We've now seen all the new cards for the upcoming expansion, along with an update to Duels that allows you to mess around with some of them early! It'll be a little bit tricky to judge so many cards at once, but do take a look at them all in our expansion guide and see what you think. Pay special attention to the Tradeable cards - that'll help you in this week's competition!

Conversation this week takes a look at another digital card game that's finally using the space to its full advantage.


Howl's Mrggling Castle

Congratulations are in order for the winner of the latest WCDC, Arkasaur and The Wereloc!

They'll be in charge of the theme for the first competition of Season 4, whenever that may be!


Throwing Shapes

The Fan Community Spotlight turns its attention this week to MrRhapsody's Shapeshifter Class, a custom class with some very unique ideas.

 

Nayda Darklight - if that is her real name - is a shapeshifter hellbent on becoming an Old God. She leverages her powerful abilities to transform her own minions, her opponent's, and even herself over the course of the game, leading to a very unique style of gameplay.
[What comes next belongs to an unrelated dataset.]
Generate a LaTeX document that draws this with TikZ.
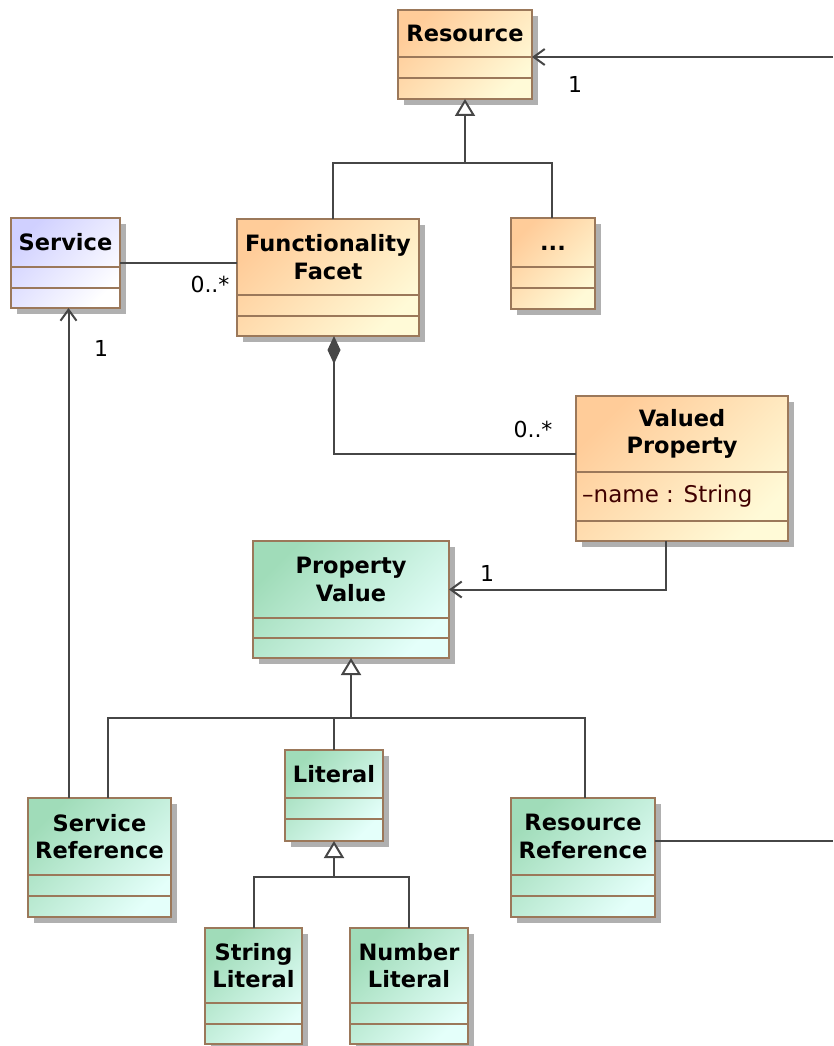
\documentclass[tikz,border=0pt]{standalone}
\usepackage{fontspec}
\setmainfont{DejaVu Sans}
\usetikzlibrary{arrows.meta,shadows}

\definecolor{orangeA}{RGB}{255,204,153}
\definecolor{orangeB}{RGB}{255,250,215}
\definecolor{greenA}{RGB}{160,220,185}
\definecolor{greenB}{RGB}{228,255,250}
\definecolor{blueA}{RGB}{208,208,255}
\definecolor{blueB}{RGB}{255,255,255}
\definecolor{classborder}{RGB}{155,120,90}
\definecolor{linegray}{RGB}{70,70,70}
\definecolor{shadowgray}{RGB}{176,176,176}
\definecolor{attrred}{RGB}{64,0,0}

\tikzset{
	classbox/.style={draw=classborder,line width=2pt,anchor=north west,inner sep=0pt,outer sep=0pt,
		drop shadow={shadow xshift=6pt,shadow yshift=-6pt,fill=shadowgray,opacity=1}},
	orangebox/.style={classbox,left color=orangeA,right color=orangeB,shading angle=45},
	greenbox/.style={classbox,left color=greenA,right color=greenB,shading angle=45},
	bluebox/.style={classbox,left color=blueA,right color=blueB,shading angle=45},
	compline/.style={draw=classborder,line width=2pt},
	classname/.style={font=\fontsize{22.5}{27.5}\selectfont\bfseries,align=center,inner sep=0pt},
	attr/.style={text=attrred,anchor=west,inner sep=0pt,font=\fontsize{23}{28}\selectfont},
	mult/.style={inner sep=0pt},
	assocline/.style={draw=linegray,line width=2pt},
	navig/.style={assocline,-{Straight Barb[length=11pt,width=16pt]}},
	inherit/.style={assocline,-{Triangle[open,length=17pt,width=20pt,fill=white]}},
	compos/.style={assocline,{Diamond[length=28pt,width=13pt]}-}
}

% #1 name, #2 style, #3 left, #4 top, #5 right, #6 first line, #7 second line, #8 bottom, #9 title
\newcommand{\umlclass}[9]{%
	\node[#2,minimum width={(#5-#3)*1pt},minimum height={(#8-#4)*1pt}] (#1) at (#3,-#4) {};
	\draw[compline] (#3,-#6) -- (#5,-#6) (#3,-#7) -- (#5,-#7);
	\node[classname] (#1-name) at ({(#3+#5)/2},{-(#4+#6)/2}) {#9};
}

\begin{document}
\begin{tikzpicture}[x=1pt,y=1pt,font=\fontsize{22}{27}\selectfont]
		\useasboundingbox (0,0) rectangle (833,-1046);

		% draw the classes
		\umlclass{resource}{orangebox}{398}{10}{532}{57}{78}{99}{Resource}
		\umlclass{service}{bluebox}{11}{218}{120}{267}{288}{308}{Service}
		\umlclass{facet}{orangebox}{237}{219}{419}{295}{316}{336}{Functionality\\Facet}
		\umlclass{etc}{orangebox}{511}{218}{595}{267}{288}{309}{\vphantom{S}...}
		\umlclass{vprop}{orangebox}{576}{396}{788}{472}{521}{541}{Valued\\Property}
		\umlclass{pval}{greenbox}{253}{541}{449}{618}{638}{658}{Property\\Value}
		\umlclass{literal}{greenbox}{285}{750}{383}{798}{819}{841}{Literal}
		\umlclass{sref}{greenbox}{28}{798}{171}{875}{896}{917}{Service\\Reference}
		\umlclass{rref}{greenbox}{511}{798}{655}{875}{896}{917}{Resource\\Reference}
		\umlclass{strlit}{greenbox}{205}{928}{302}{1003}{1024}{1044}{String\\Literal}
		\umlclass{numlit}{greenbox}{350}{928}{468}{1003}{1024}{1044}{Number\\Literal}

		% the attribute of the valued property
		\node[attr] (vprop-attr) at (582,-496) {–name : String};

		% helper points for the bends and the free ends
		\coordinate (resjoin) at (465,-163);
		\coordinate (resfar) at (833,-57);
		\coordinate (vpjoin) at (334,-454);
		\coordinate (pvjoin) at ([yshift=-60pt]pval.south);
		\coordinate (litjoin) at ([yshift=-36pt]literal.south);
		\coordinate (rreffar) at (833,-841);

		% generalizations
		\draw[assocline] ([xshift=5pt]facet.north) |- (resjoin) -| ([xshift=-1pt]etc.north);
		\draw[inherit] (resjoin) -- (resource.south);
		\draw[assocline] ([xshift=8pt]sref.north) |- (pvjoin) -| ([xshift=2pt]rref.north);
		\draw[assocline] (literal.north) |- (pvjoin);
		\draw[inherit] (pvjoin) -- (pval.south);
		\draw[assocline] (strlit.north) |- (litjoin) -| (numlit.north);
		\draw[inherit] (litjoin) -- (literal.south);

		% associations
		\draw[navig] (resfar) -- (resfar -| resource.east);
		\draw[assocline] (service.east) -- (service.east -| facet.west);
		\draw[navig] ([xshift=-31pt]sref.north) -- ([xshift=-31pt]sref.north |- service.south);
		\draw[compos] ([xshift=6pt]facet.south) |- (vpjoin -| vprop.west);
		\draw[navig] ([xshift=-16pt]vprop.south) |- ([yshift=10pt]pval.east);
		\draw[assocline] (rreffar -| rref.east) -- (rreffar);

		% draw the multiplicities
		\draw (575,-84) node[mult] (m-res) {1}
			(210,-284) node[mult] (m-facet) {0..*}
			(101,-348) node[mult] (m-service) {1}
			(533,-429) node[mult] (m-vprop) {0..*}
			(487,-573) node[mult] (m-pval) {1};
	\end{tikzpicture}
\end{document}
Of course, her minions know how to take advantage of their ever-shifting nature, and have adapted to react to a transformation via the Morph keyword. Whenever a minion with Morph transforms, its effect activates, giving you some powerful advantages in addition to the new minion you've just created.

I really like this custom class, because the mechanical space its playing in is very uniquely its own. Sure, classes like Mage and Shaman have their own transformation effects that are variously disruptive or enhancing, but this class focuses in on it and turns it into something that occurs throughout the whole game. Sometimes you'll want to transform something for its Morph effect, even if that might end up making it weaker.

The class has some other very interesting ideas, but I'll let you check out the article at the link above to see them. Make sure you also click through to see the full set!


Magic: The Hearthstone-ing

Something very interesting has been revealed to be happening to Magic: The Gathering Arena in the next few weeks - a new set of Arena Exclusive Jumpstart packs are coming, featuring nearly 400 new-to-Arena cards and - most interestingly - 31 completely new cards, leveraging the digital design space of Arena to come up with new mechanics that simply couldn't work in the physical card game.

Needless to say, this has rustled a few jimmies in the Magic community, with some complaints about adding random elements to the game ("just like Hearthstone!") and others annoyed that the digital game will now be diverging from the paper game irreparably.

Frankly, I'm just excited.

These are some examples of the 'digital only' effects that are being added to Historic and its associated variant formats. Historic is MTGA's "Wild" equivalent - any card that is on MTGA is playable in Historic, unless it's been banned. MTGA has the distinction of injecting cards directly into Historic via various Anthologies and Remasters, and now through Jumpstart: Historic Horizons.

To 'conjure' a card means to create an actual copy of that card. It isn't a token that would only be able to exist on the battlefield - it can be added to your hand, sent to the graveyard and anything else that a normal card could, something that the physical game finds difficult to track and simply doesn't really have the rules for.

'Seeking' a card just means drawing a card that matches the criteria from your deck. To a Hearthstone player this must seem pretty boring, but being able to do this without laboriously shuffling your library and without revealing to your opponent what card you drew (so there's no chance of shenanigans) is something that just isn't possible in a physical card game.

Affecting things 'perpetually' is perhaps the most interesting of the new mechanics. This means that no matter where a card goes - shuffled into your library, bounced to hand, sent to the graveyard - it will maintain the buff or debuff. In the case of Davriel's Withering above, that means that if you tried to bring something back with less than 2 toughness, it'd just die again straight away. This sort of thing would be nigh impossible to track and corroborate in a physical game, but is handled so simply by the rules engine of a digital game. Hell, just try to imagine how you'd get this week's WCDC winner to work in a game of Magic!

I love seeing them pushing into this new design space. Historic was already a digital-only format that had no official paper support - and quite honestly the list of legal cards would be a nightmare to try and keep track of with how often they add random bits and pieces to it - and I think the spaces they're pushing are interesting ones that really expand the game into something more complex and exciting. There are definitely some concerns I agree with - Historic Brawl for example might want to ban Davriel's Withering for its ability to completely shut down some Commanders, and a couple of the Conjure cards might be a bit too broad in their options for some people's liking - but overall I think they've done a fantastic job with these.

For balance, here are the two most controversial of the new cards.

Davriel's -2 shows you 3 of 8 offers, and then 3 of 8 conditions, for a total of 64 different potential combos of effects of which you only see a few each time. The Tome, meanwhile, has a much smaller list of possible cards (only 10), but the variance of effects has some worried. The cards are particularly powerful ones from Magic's history, and many of them are effects Blue doesn't typically have access to.

Anyway, I just wanted to show these off because I think it's really neat to see MTGA stepping further into the role of a digital card game. I also just love the Jumpstart format and can't wait for it to return soon, especially with so many cool new cards to play with!